WHAT NEEDS TO BE DONE: Print the listing in its entirety and exactly, leaving out images.

DATA EXTRACT:
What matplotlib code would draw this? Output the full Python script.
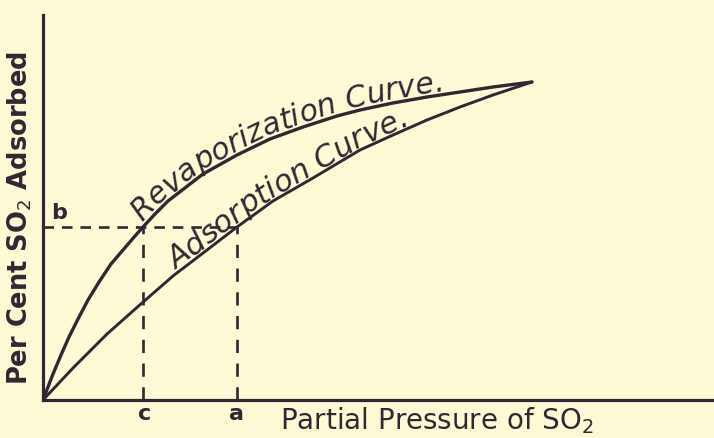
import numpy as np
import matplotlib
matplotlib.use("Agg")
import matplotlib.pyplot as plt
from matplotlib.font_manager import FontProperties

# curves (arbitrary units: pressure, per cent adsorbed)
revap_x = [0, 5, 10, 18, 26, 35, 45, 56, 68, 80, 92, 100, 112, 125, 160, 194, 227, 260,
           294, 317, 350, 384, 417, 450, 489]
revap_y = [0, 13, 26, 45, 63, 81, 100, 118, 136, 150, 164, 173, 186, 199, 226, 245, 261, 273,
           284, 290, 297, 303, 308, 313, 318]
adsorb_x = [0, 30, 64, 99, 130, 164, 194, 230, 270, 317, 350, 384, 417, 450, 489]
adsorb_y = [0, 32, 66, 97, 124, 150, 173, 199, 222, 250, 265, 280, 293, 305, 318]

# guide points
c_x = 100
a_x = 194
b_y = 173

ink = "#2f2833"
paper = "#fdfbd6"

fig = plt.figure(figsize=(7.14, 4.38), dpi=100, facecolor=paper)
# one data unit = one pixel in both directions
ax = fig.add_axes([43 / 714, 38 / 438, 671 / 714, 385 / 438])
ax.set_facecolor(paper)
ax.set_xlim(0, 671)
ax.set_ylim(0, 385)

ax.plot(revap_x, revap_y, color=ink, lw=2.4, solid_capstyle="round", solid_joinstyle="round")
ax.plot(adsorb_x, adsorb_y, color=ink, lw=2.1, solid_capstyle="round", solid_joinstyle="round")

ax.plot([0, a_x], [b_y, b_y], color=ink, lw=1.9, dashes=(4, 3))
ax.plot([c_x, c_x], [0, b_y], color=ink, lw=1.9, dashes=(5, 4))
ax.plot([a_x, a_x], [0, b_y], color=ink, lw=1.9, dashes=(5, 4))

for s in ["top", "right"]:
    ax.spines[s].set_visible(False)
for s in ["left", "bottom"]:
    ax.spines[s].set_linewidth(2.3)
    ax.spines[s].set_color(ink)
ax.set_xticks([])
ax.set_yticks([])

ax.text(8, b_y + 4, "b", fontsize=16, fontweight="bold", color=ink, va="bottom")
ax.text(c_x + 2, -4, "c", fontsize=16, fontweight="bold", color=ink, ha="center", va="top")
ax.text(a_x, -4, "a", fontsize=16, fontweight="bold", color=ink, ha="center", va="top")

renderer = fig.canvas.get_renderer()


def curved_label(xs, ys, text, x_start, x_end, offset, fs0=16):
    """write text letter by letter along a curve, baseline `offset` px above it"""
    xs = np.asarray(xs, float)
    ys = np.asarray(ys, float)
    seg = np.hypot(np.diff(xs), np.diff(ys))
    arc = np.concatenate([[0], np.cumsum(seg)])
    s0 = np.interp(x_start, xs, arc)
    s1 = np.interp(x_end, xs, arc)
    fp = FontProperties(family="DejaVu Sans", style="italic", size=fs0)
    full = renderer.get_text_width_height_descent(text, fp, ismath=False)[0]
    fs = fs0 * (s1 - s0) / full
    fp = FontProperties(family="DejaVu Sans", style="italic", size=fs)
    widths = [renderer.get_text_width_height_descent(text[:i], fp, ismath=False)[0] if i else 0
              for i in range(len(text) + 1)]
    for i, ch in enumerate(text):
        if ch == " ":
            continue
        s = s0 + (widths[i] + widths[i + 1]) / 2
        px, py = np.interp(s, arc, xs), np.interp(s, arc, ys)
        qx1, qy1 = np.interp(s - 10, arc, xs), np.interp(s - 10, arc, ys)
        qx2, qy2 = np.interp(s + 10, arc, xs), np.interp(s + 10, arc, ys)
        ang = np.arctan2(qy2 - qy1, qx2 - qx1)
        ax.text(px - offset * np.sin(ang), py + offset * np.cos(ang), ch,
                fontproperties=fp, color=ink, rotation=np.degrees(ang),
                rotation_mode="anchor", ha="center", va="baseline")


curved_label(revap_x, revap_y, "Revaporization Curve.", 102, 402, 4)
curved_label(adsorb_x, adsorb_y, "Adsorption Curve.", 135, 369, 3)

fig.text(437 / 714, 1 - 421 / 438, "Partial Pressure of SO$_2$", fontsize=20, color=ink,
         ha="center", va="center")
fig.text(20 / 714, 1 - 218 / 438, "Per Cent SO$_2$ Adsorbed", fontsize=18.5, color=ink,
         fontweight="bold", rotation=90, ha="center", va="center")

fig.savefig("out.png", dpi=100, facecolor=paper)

EXPECTED ANSWER:
What matplotlib code would draw this? Output the full Python script.
import numpy as np
import matplotlib
matplotlib.use("Agg")
import matplotlib.pyplot as plt
from matplotlib.font_manager import FontProperties

# curves (arbitrary units: pressure, per cent adsorbed)
revap_x = [0, 5, 10, 18, 26, 35, 45, 56, 68, 80, 92, 100, 112, 125, 160, 194, 227, 260,
           294, 317, 350, 384, 417, 450, 489]
revap_y = [0, 13, 26, 45, 63, 81, 100, 118, 136, 150, 164, 173, 186, 199, 226, 245, 261, 273,
           284, 290, 297, 303, 308, 313, 318]
adsorb_x = [0, 30, 64, 99, 130, 164, 194, 230, 270, 317, 350, 384, 417, 450, 489]
adsorb_y = [0, 32, 66, 97, 124, 150, 173, 199, 222, 250, 265, 280, 293, 305, 318]

# guide points
c_x = 100
a_x = 194
b_y = 173

ink = "#2f2833"
paper = "#fdfbd6"

fig = plt.figure(figsize=(7.14, 4.38), dpi=100, facecolor=paper)
# one data unit = one pixel in both directions
ax = fig.add_axes([43 / 714, 38 / 438, 671 / 714, 385 / 438])
ax.set_facecolor(paper)
ax.set_xlim(0, 671)
ax.set_ylim(0, 385)

ax.plot(revap_x, revap_y, color=ink, lw=2.4, solid_capstyle="round", solid_joinstyle="round")
ax.plot(adsorb_x, adsorb_y, color=ink, lw=2.1, solid_capstyle="round", solid_joinstyle="round")

ax.plot([0, a_x], [b_y, b_y], color=ink, lw=1.9, dashes=(4, 3))
ax.plot([c_x, c_x], [0, b_y], color=ink, lw=1.9, dashes=(5, 4))
ax.plot([a_x, a_x], [0, b_y], color=ink, lw=1.9, dashes=(5, 4))

for s in ["top", "right"]:
    ax.spines[s].set_visible(False)
for s in ["left", "bottom"]:
    ax.spines[s].set_linewidth(2.3)
    ax.spines[s].set_color(ink)
ax.set_xticks([])
ax.set_yticks([])

ax.text(8, b_y + 4, "b", fontsize=16, fontweight="bold", color=ink, va="bottom")
ax.text(c_x + 2, -4, "c", fontsize=16, fontweight="bold", color=ink, ha="center", va="top")
ax.text(a_x, -4, "a", fontsize=16, fontweight="bold", color=ink, ha="center", va="top")

renderer = fig.canvas.get_renderer()


def curved_label(xs, ys, text, x_start, x_end, offset, fs0=16):
    """write text letter by letter along a curve, baseline `offset` px above it"""
    xs = np.asarray(xs, float)
    ys = np.asarray(ys, float)
    seg = np.hypot(np.diff(xs), np.diff(ys))
    arc = np.concatenate([[0], np.cumsum(seg)])
    s0 = np.interp(x_start, xs, arc)
    s1 = np.interp(x_end, xs, arc)
    fp = FontProperties(family="DejaVu Sans", style="italic", size=fs0)
    full = renderer.get_text_width_height_descent(text, fp, ismath=False)[0]
    fs = fs0 * (s1 - s0) / full
    fp = FontProperties(family="DejaVu Sans", style="italic", size=fs)
    widths = [renderer.get_text_width_height_descent(text[:i], fp, ismath=False)[0] if i else 0
              for i in range(len(text) + 1)]
    for i, ch in enumerate(text):
        if ch == " ":
            continue
        s = s0 + (widths[i] + widths[i + 1]) / 2
        px, py = np.interp(s, arc, xs), np.interp(s, arc, ys)
        qx1, qy1 = np.interp(s - 10, arc, xs), np.interp(s - 10, arc, ys)
        qx2, qy2 = np.interp(s + 10, arc, xs), np.interp(s + 10, arc, ys)
        ang = np.arctan2(qy2 - qy1, qx2 - qx1)
        ax.text(px - offset * np.sin(ang), py + offset * np.cos(ang), ch,
                fontproperties=fp, color=ink, rotation=np.degrees(ang),
                rotation_mode="anchor", ha="center", va="baseline")


curved_label(revap_x, revap_y, "Revaporization Curve.", 102, 402, 4)
curved_label(adsorb_x, adsorb_y, "Adsorption Curve.", 135, 369, 3)

fig.text(437 / 714, 1 - 421 / 438, "Partial Pressure of SO$_2$", fontsize=20, color=ink,
         ha="center", va="center")
fig.text(20 / 714, 1 - 218 / 438, "Per Cent SO$_2$ Adsorbed", fontsize=18.5, color=ink,
         fontweight="bold", rotation=90, ha="center", va="center")

fig.savefig("out.png", dpi=100, facecolor=paper)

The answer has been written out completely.